The Spear Cuts Through Water by Simon Jimenez

Summary

Two warriors shepherd an ancient god across a broken land to end the tyrannical reign of a royal family in this new epic fantasy from the author of The Vanished Birds.

The people suffer under the centuries-long rule of the Moon Throne. The royal family—the despotic emperor and his monstrous sons, the Three Terrors—hold the countryside in their choking grip. They bleed the land and oppress the citizens with the frightful powers they inherited from the god locked under their palace.

But that god cannot be contained forever.

With the aid of Jun, a guard broken by his guilt-stricken past, and Keema, an outcast fighting for his future, the god escapes from her royal captivity and flees from her own children, the triplet Terrors who would drag her back to her unholy prison. And so it is that she embarks with her young companions on a five-day pilgrimage in search of freedom—and a way to end the Moon Throne forever. The journey ahead will be more dangerous than any of them could have imagined.

Both a sweeping adventure story and an intimate exploration of identity, legacy, and belonging, The Spear Cuts Through Water is an ambitious and profound saga that will transport and transform you—and is like nothing you’ve ever read before.

Review

There are a lot of reviews that already do a great job of talking about this book and I’m feeling a little daunted as I sit down to add my two cents. Many of the reviews I’ve read discuss the book’s beautiful and inventive writing, especially the use of different perspectives and the overall narrative framing of the story being presented to the spirits of relevant “characters” in the inverted theater. I love these writing choices because of how brilliantly they help convey the deeply personal story of Keema and Jun that also touches many lives and has a massive historical scope/importance at the same time. The multiple perspectives, especially the small interjections from the voices of passing characters throughout, help make the book feel so humanizing and intimate as it explores widespread injustice, suffering, and the simultaneous importance and insignificance of our lives as time passes. The head-hopping is also used really well as we learn more about the Moon and the bond between Keema and Jun develops.

There are so many parts of this book that are incredibly dark and horrific but manage to end up also being beautiful and moving somehow: the Defect tortoise’s grotesque life and death lead to it becoming a kind of herald to its fellow tortoises who are still alive; the Third Terror’s abuse creates a combination of innocence, desperation for affection, and raw brutality that broke my heart as it was depicted; Shan saves a horribly maimed man from his prison and makes his final days as peaceful and enjoyable as possible as he delights in the rain.

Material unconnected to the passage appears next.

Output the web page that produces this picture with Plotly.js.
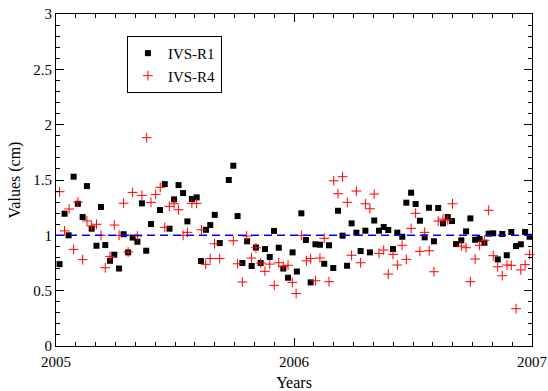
<!DOCTYPE html>
<html>
<head>
<meta charset="utf-8">
<script src="https://cdn.plot.ly/plotly-3.0.1.min.js"></script>
<style>html,body{margin:0;padding:0;background:#fff;}#chart{width:548px;height:391px;}</style>
</head>
<body>
<div id="chart"></div>
<script>
const r1Years = [2005.015,2005.036,2005.053,2005.074,2005.092,2005.112,2005.130,2005.150,2005.170,2005.189,2005.207,2005.227,2005.245,2005.265,2005.284,2005.303,2005.322,2005.342,2005.361,2005.379,2005.399,2005.437,2005.457,2005.477,2005.496,2005.515,2005.534,2005.552,2005.571,2005.591,2005.609,2005.630,2005.648,2005.667,2005.688,2005.726,2005.745,2005.763,2005.783,2005.803,2005.822,2005.840,2005.860,2005.878,2005.898,2005.916,2005.936,2005.955,2005.975,2005.994,2006.012,2006.031,2006.050,2006.070,2006.090,2006.109,2006.127,2006.147,2006.165,2006.185,2006.204,2006.223,2006.242,2006.262,2006.280,2006.300,2006.319,2006.337,2006.357,2006.377,2006.396,2006.416,2006.434,2006.455,2006.472,2006.492,2006.511,2006.529,2006.549,2006.567,2006.588,2006.606,2006.626,2006.646,2006.664,2006.681,2006.703,2006.723,2006.741,2006.761,2006.780,2006.800,2006.818,2006.837,2006.856,2006.875,2006.894,2006.913,2006.933,2006.953,2006.971,2006.990];
const r1Values = [0.74,1.195,1.00,1.53,1.285,1.165,1.445,1.06,0.906,1.256,0.912,0.77,0.825,0.70,1.01,0.846,0.98,0.942,1.289,0.861,1.102,1.229,1.463,1.06,1.325,1.454,1.382,1.126,1.328,1.343,0.768,1.05,1.093,1.185,0.93,1.50,1.629,1.174,0.75,0.946,0.723,0.89,0.75,0.876,0.804,1.04,0.888,0.70,0.617,0.846,0.673,1.199,0.958,0.575,0.919,0.915,0.743,0.91,0.705,1.222,0.997,0.725,1.108,1.024,0.858,1.042,0.846,1.134,1.042,1.075,1.048,0.876,1.024,0.987,1.295,1.385,1.283,1.132,0.982,1.249,0.946,1.247,1.108,1.165,1.129,0.921,0.955,1.036,1.153,0.96,0.967,0.933,1.015,1.018,0.783,1.012,0.82,1.03,0.903,0.919,1.03,0.987];
const r4Years = [2005.015,2005.036,2005.055,2005.074,2005.092,2005.112,2005.130,2005.150,2005.170,2005.189,2005.207,2005.227,2005.245,2005.265,2005.284,2005.303,2005.322,2005.342,2005.361,2005.381,2005.399,2005.419,2005.438,2005.457,2005.476,2005.496,2005.515,2005.534,2005.552,2005.571,2005.591,2005.611,2005.629,2005.648,2005.666,2005.688,2005.745,2005.763,2005.783,2005.801,2005.821,2005.840,2005.860,2005.878,2005.898,2005.917,2005.936,2005.955,2005.975,2005.993,2006.009,2006.031,2006.052,2006.070,2006.090,2006.109,2006.127,2006.147,2006.167,2006.185,2006.204,2006.224,2006.242,2006.262,2006.280,2006.300,2006.319,2006.337,2006.357,2006.377,2006.396,2006.416,2006.434,2006.454,2006.472,2006.492,2006.511,2006.529,2006.549,2006.568,2006.588,2006.606,2006.626,2006.646,2006.666,2006.703,2006.723,2006.741,2006.761,2006.780,2006.800,2006.818,2006.837,2006.856,2006.875,2006.895,2006.913,2006.933,2006.953,2006.971,2006.990];
const r4Values = [1.394,1.04,1.238,0.873,1.30,0.78,1.13,1.084,1.10,1.00,0.707,0.81,1.093,1.00,1.29,0.849,1.388,0.994,1.361,1.882,1.298,1.37,1.434,1.072,1.262,1.285,1.231,1.00,1.027,1.289,1.289,1.05,0.738,0.79,0.924,0.79,0.951,0.743,0.578,0.994,0.795,0.888,0.75,0.675,0.74,0.548,0.752,0.72,0.73,0.575,0.474,1.00,0.77,0.79,0.59,0.795,0.973,0.581,1.493,1.376,1.53,1.298,0.82,1.40,0.752,1.285,1.24,1.373,0.837,0.867,0.65,0.828,0.732,0.91,0.783,1.063,1.199,0.855,1.027,0.861,0.671,1.129,1.147,1.138,1.285,0.903,0.888,0.581,0.786,0.91,0.955,1.226,0.816,0.716,0.635,0.732,0.729,0.337,0.687,0.735,0.828];
const refLevel = 1;
const xTickVals = [2005, 2006, 2007];
const xTickText = ["2005", "2006", "2007"];
const yTickVals = [0, 0.5, 1, 1.5, 2, 2.5, 3];
const yTickText = ["0", "0.5", "1", "1.5", "2", "2.5", "3"];

const font = "'Liberation Serif', 'Times New Roman', Times, serif";
const traces = [
  {x: r1Years, y: r1Values, name: "IVS-R1", type: "scatter", mode: "markers",
   marker: {symbol: "square", size: 6, color: "#000"}, cliponaxis: false},
  {x: r4Years, y: r4Values, name: "IVS-R4", type: "scatter", mode: "markers",
   marker: {symbol: "cross-thin-open", size: 7, color: "#ff0000", line: {color: "#ff0000", width: 1}}, cliponaxis: false}
];
const axisCommon = {
  showgrid: false, zeroline: false, showline: true, linecolor: "#000", linewidth: 1,
  mirror: "ticks", ticks: "inside", ticklen: 8, tickwidth: 1, tickcolor: "#000",
  tickfont: {family: font, size: 15, color: "#000"}
};
const layout = {
  width: 548, height: 391,
  margin: {l: 56, r: 16, t: 14, b: 45},
  paper_bgcolor: "#fff", plot_bgcolor: "#fff",
  font: {family: font, color: "#000"},
  showlegend: true,
  legend: {x: 0.149, y: 0.934, xanchor: "left", yanchor: "top",
    bgcolor: "#fff", bordercolor: "#000", borderwidth: 1,
    font: {family: font, size: 15, color: "#000"}, tracegroupgap: 0, itemwidth: 30},
  xaxis: Object.assign({}, axisCommon, {
    range: [2005, 2007], tickmode: "array", tickvals: xTickVals, ticktext: xTickText,
    ticklabelstandoff: 2,
    minor: {dtick: 1/12, tick0: 2005, ticks: "inside", ticklen: 4, tickcolor: "#000"},
    title: {text: "Years", font: {family: font, size: 16, color: "#000"}, standoff: 12}
  }),
  yaxis: Object.assign({}, axisCommon, {
    range: [0, 3], tickmode: "array", tickvals: yTickVals, ticktext: yTickText,
    ticklabelstandoff: 0,
    minor: {dtick: 0.1, tick0: 0, ticks: "inside", ticklen: 4, tickcolor: "#000"},
    title: {text: "Values (cm)", font: {family: font, size: 16, color: "#000"}, standoff: 8}
  }),
  shapes: [{type: "line", xref: "paper", yref: "y", x0: 0, x1: 1, y0: refLevel, y1: refLevel,
    line: {color: "#0000ff", width: 1.5, dash: "8px,5px"}}]
};
Plotly.newPlot("chart", traces, layout, {displayModeBar: false, staticPlot: true});
</script>
</body>
</html>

All of this – the hugeness and smallness of the story and the cruelty intertwined with hope and a deep regard for life – made reading this book really emotional for me and also amazed me because of how deft it felt, for lack of a better word. In my opinion it is deserving of all of the praise it has received and more. This book could have fit a number of 2025 bingo squares but I chose it for the LGBTQ square because, of course, The Spear Cuts Through Water is “a love story to its blade-dented bone.”